What starts out as a “Dream Cruise” turns into a nightmare for a sea-fearing American lawyer (Daniel Gillies), who joins a client on a daylong pleasure trip that takes a turn for the worse. Ryo Ishibashi, Yoshino Kimura. Directed by Norio Tsuruta, who co-wrote the script with Naoya Takayama from a short story by Koji Suzuki.
In “The Washingtonians,” a man (Johnathon Schaech) finds a strange artifact in his late grandmother's basement that suggests the founding fathers had some dark secrets that could change the face of history. Saul Rubinek. Directed by Peter Medak (“The Changeling”). Schaech co-wrote the screenplay with Richard Chizmar.
In “We All Scream,” an ice-cream vendor who was the victim of a long-ago prank seeks revenge against the now-grown gang members who perpetrated it. Lee Tergesen, William Forsythe. Directed by Tom Holland from a short story by John Farris.

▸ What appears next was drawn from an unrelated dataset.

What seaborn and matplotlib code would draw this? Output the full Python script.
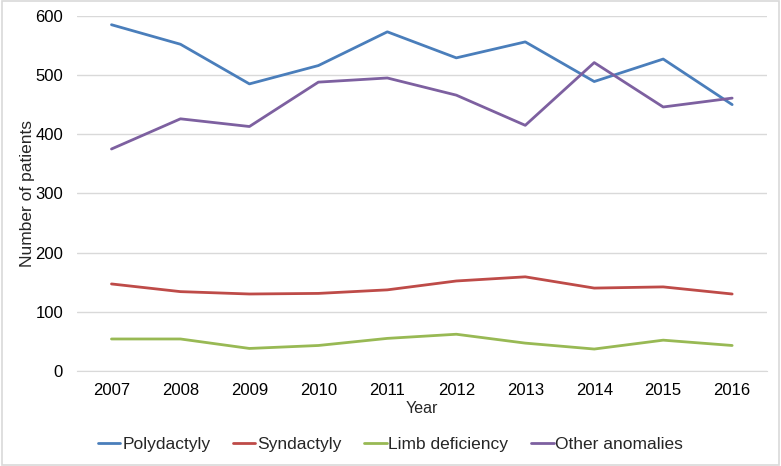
import pandas as pd
import numpy as np
import seaborn as sns
import matplotlib.pyplot as plt
from matplotlib.patches import Rectangle

years = [2007, 2008, 2009, 2010, 2011, 2012, 2013, 2014, 2015, 2016]
polydactyly = [585, 552, 485, 516, 573, 529, 556, 489, 527, 450]
syndactyly = [147, 134, 130, 131, 137, 152, 159, 140, 142, 130]
limb_deficiency = [54, 54, 38, 43, 55, 62, 47, 37, 52, 43]
other_anomalies = [375, 426, 413, 488, 495, 466, 415, 521, 446, 461]

series_names = ['Polydactyly', 'Syndactyly', 'Limb deficiency', 'Other anomalies']
colors = ['#4A7EBB', '#BE4B48', '#98B954', '#7D60A0']

df = pd.DataFrame({'Year': years, 'Polydactyly': polydactyly, 'Syndactyly': syndactyly,
                   'Limb deficiency': limb_deficiency, 'Other anomalies': other_anomalies})
long_df = df.melt(id_vars='Year', var_name='Type', value_name='Patients')

sns.set_style('white')
plt.rcParams['font.family'] = ['Liberation Sans', 'DejaVu Sans']

fig = plt.figure(figsize=(7.81, 4.66), dpi=100)
ax = fig.add_axes([0.0986, 0.204, 0.883, 0.762])
sns.lineplot(data=long_df, x='Year', y='Patients', hue='Type', hue_order=series_names,
             palette=colors, linewidth=2, ax=ax, legend=False)

ax.set_xlim(2006.5, 2016.5)
ax.set_ylim(0, 600)
ax.set_xticks(years)
ax.set_yticks(range(0, 601, 100))
ax.tick_params(axis='both', length=0, labelsize=12, colors='#000000')
ax.tick_params(axis='y', pad=10)
ax.tick_params(axis='x', pad=9)
ax.yaxis.grid(True, color='#D9D9D9', linewidth=1)
ax.set_axisbelow(True)
for s in ['top', 'right', 'left']:
    ax.spines[s].set_visible(False)
ax.spines['bottom'].set_color('#D9D9D9')
ax.set_xlabel('Year', fontsize=11.5, labelpad=2)
ax.set_ylabel('Number of patients', fontsize=12.5, labelpad=0)

handles = [plt.Line2D([], [], color=c, linewidth=2) for c in colors]
fig.legend(handles, series_names, loc='center', bbox_to_anchor=(0.5, 0.047), ncol=4,
           frameon=False, fontsize=12.5, handlelength=1.3, handletextpad=0.1, columnspacing=1.3)

fig.patches.append(Rectangle((0.002, 0.003), 0.996, 0.994, transform=fig.transFigure,
                             fill=False, edgecolor='#D9D9D9', linewidth=1.2))

plt.savefig('out.png', dpi=100)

In “Right to Die,” a husband (Martin Donovan) sees his comatose wife repeatedly flat-line and then recover, only to have her ghost grow stronger and more vengeful. Corbin Bernsen, Julia Anderson. Directed by Rob Schmidt.
“Valerie on the Stairs” is a portrait of a troubled ghost (Clare Grant) who haunts a writers' commune and seeks to be freed from her supernatural tormenter. Tyron Leitso, Christopher Lloyd. Written and directed by Mick Garris, who adapted a story by Clive Barker.
In “The Screwfly Solution,” a housewife (Kerry Norton) and her daughter take it on the lam when a virus turns men into psychotic killers who only target women. Jason Priestley, Elliott Gould. Directed by Joe Dante.
In “Pelts,” a fur trader (Meat Loaf) uses the skins of supernatural raccoons to construct a perfect coat, but the pelts turn violently on those who wear them. John Saxon. Directed by Dario Argento from a script by Matt Venne, who adapted F. Paul Wilson's short story.
In “Pro-Life,” a teen (Caitlin Wachs) who is pregnant with a demonic baby is brought to a women's health clinic, where her antiabortion father (Ron Perlman) attempts to “save” her, with help from his three weapons-toting sons. Mark Feuerstein, Emmanuelle Vaugier. Directed by John Carpenter.
In “Sounds Like,” a quality-control supervisor (Chris Bauer) who monitors his company's telephone conversations develops a heightened sense of hearing that he takes dramatic action to silence. Laura Margolis. Written and directed by Brad Anderson, who adapted a short story by Mike O'Driscoll.
In “The V Word,” two teens (Branden Nadon, Arjay Smith) bite off more than they can chew when they sneak into a funeral home and come face-to-face with a vampire (Michael Ironside). Lynda Boyd, Jodelle Ferland. Directed by Ernest Dickerson; written by Mick Garris.
In “Family,” a couple (Matt Keeslar, Meredith Monroe) harboring a secret and looking for a fresh start move in next door to a rather peculiar neighbor (George Wendt) who has an unusual hobby and some family secrets of his own. Directed by John Landis.
Featured: director Tobe Hooper's “The Damned Thing,” a tale about a small Texas town plagued by an unknown force, and the sheriff (Sean Patrick Flanery) who tries to restore order. Marisa Coughlan, Ted Raimi. Screenplay by Richard Christian Matheson, who adapted an Ambrose Bierce short story.